Acclaimed Chinese director Zhang Yimou’s The Road Home (1999) is this month’s Classic Tuesdays film which will be screened at the National Gallery, Castellani House next Tuesday at 6 pm.
According to a press release, The Road Home is a tale of love and fidelity set in the rural China of a generation ago marked the cinematic debut of young lead actress Zhang Ziyi, in a career that has won her numerous Chinese and international nominations and awards for her roles in films such as Ang Lee’s Crouching Tiger, Hidden Dragon (2000), and Zhang’s Hero (2002) and House of Flying Daggers (2004).
The film begins and ends in austere black and white as a son (Sun Honglei) returns home in the depths of winter to bury his father and finds his distraught mother, Zhao Di, insisting that his father’s body, some distance away, be physically carried home, following an old Chinese custom ensuring that the departed never forget their loved ones. As he fails to dissuade her from this decision he tells the story of his parents’ meeting and courtship in flashback, filmed in rich colour and the sweeping landscape settings of the village where his father had arrived as the new school teacher, and where an instant mutual attraction had grown between him and the village’s prettiest girl, the young Zhao Di (Zhang Ziyi).

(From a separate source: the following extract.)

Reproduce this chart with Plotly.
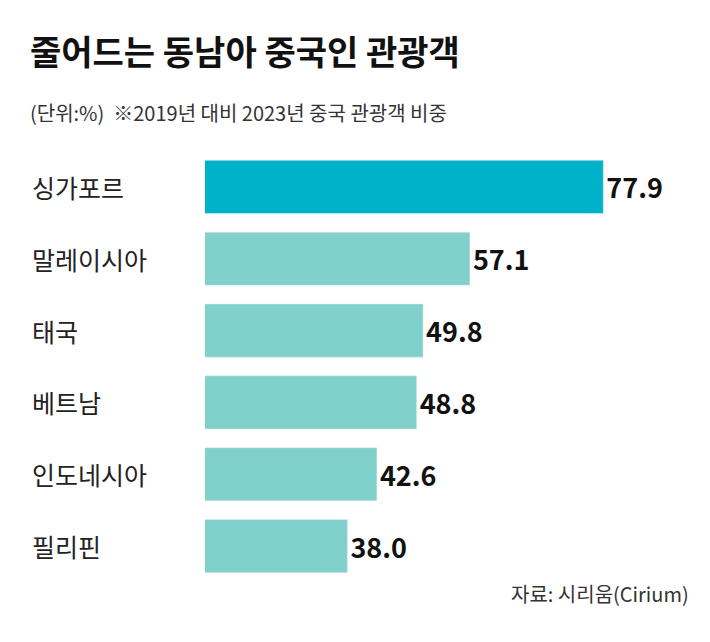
import plotly.graph_objects as go

countries = ["싱가포르", "말레이시아", "태국", "베트남", "인도네시아", "필리핀"]
values = [77.9, 57.1, 49.8, 48.8, 42.6, 38.0]
colors = ["#00b2c9"] + ["#80d0cc"] * 5

fig = go.Figure(go.Bar(
    x=values, y=countries, orientation="h", marker_color=colors,
    text=[f"{v:.1f}" for v in values], textposition="outside",
    textfont=dict(family="Noto Sans CJK KR", size=27, color="#111"),
    texttemplate="<b>%{text}</b>", cliponaxis=False,
))
for c in countries:
    fig.add_annotation(x=0, xref="paper", y=c, yref="y", xshift=-175, text=c, showarrow=False,
                       xanchor="left", font=dict(family="Noto Sans CJK KR", size=25, color="#222"))
fig.add_annotation(x=0.0, y=1.0, xref="paper", yref="paper", xshift=-177, yshift=127,
                   text="<b>줄어드는 동남아 중국인 관광객</b>", showarrow=False, xanchor="left",
                   font=dict(family="Noto Sans CJK KR", size=34, color="#111"))
fig.add_annotation(x=0.0, y=1.0, xref="paper", yref="paper", xshift=-177, yshift=55,
                   text="(단위:%)  ※2019년 대비 2023년 중국 관광객 비중", showarrow=False, xanchor="left",
                   font=dict(family="Noto Sans CJK KR", size=20, color="#333"))
fig.add_annotation(x=1.0, y=0, xref="paper", yref="paper", xshift=-22, yshift=-28,
                   text="자료: 시리움(Cirium)", showarrow=False, xanchor="right",
                   font=dict(family="Noto Sans CJK KR", size=20, color="#333"))
fig.update_layout(
    width=710, height=642, margin=dict(l=197, r=5, t=143, b=68),
    paper_bgcolor="white", plot_bgcolor="white", bargap=0.26, showlegend=False,
    xaxis=dict(range=[15.8, 95.0], visible=False),
    yaxis=dict(autorange="reversed", showticklabels=False, showgrid=False),
)
fig.write_html("out.html")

He accedes to his mother’s wish and the problem of finding bearers for his father’s last journey home is simply resolved in a moving scenario that also brings peace of mind and comfort to both son and mother.
The film won the Silver Bear and the Ecumenical Jury Prize at the Berlin Film Festival, as well as top prizes for its director, art director and lead actress from the Golden Rooster and the Hundred Flowers major Chinese film awards in 2000, and others including the Sundance Film Festival’s Audience World Cinema Award.
Director Zhang’s career has also been widely recognized with similar top honours for his distinctive vision and his use of rich colour in films such as Red Sorghum (1988 Berlin Film Festival’s Golden Bear), Ju Dou, Raise the Red Lantern and Hero (Best Foreign Language Film Academy Award nominations 1990, 1991 and 2002), The Story of Qiu Ju and Not One Less (Venice Film Festival’s Golden Lion Award 1992 and 1999), and To Live (Grand Jury Prize Cannes Film Festival 1995).
The film’s running time is 1 hour 25 minutes and the public is cordially invited to attend this event. Admission is free.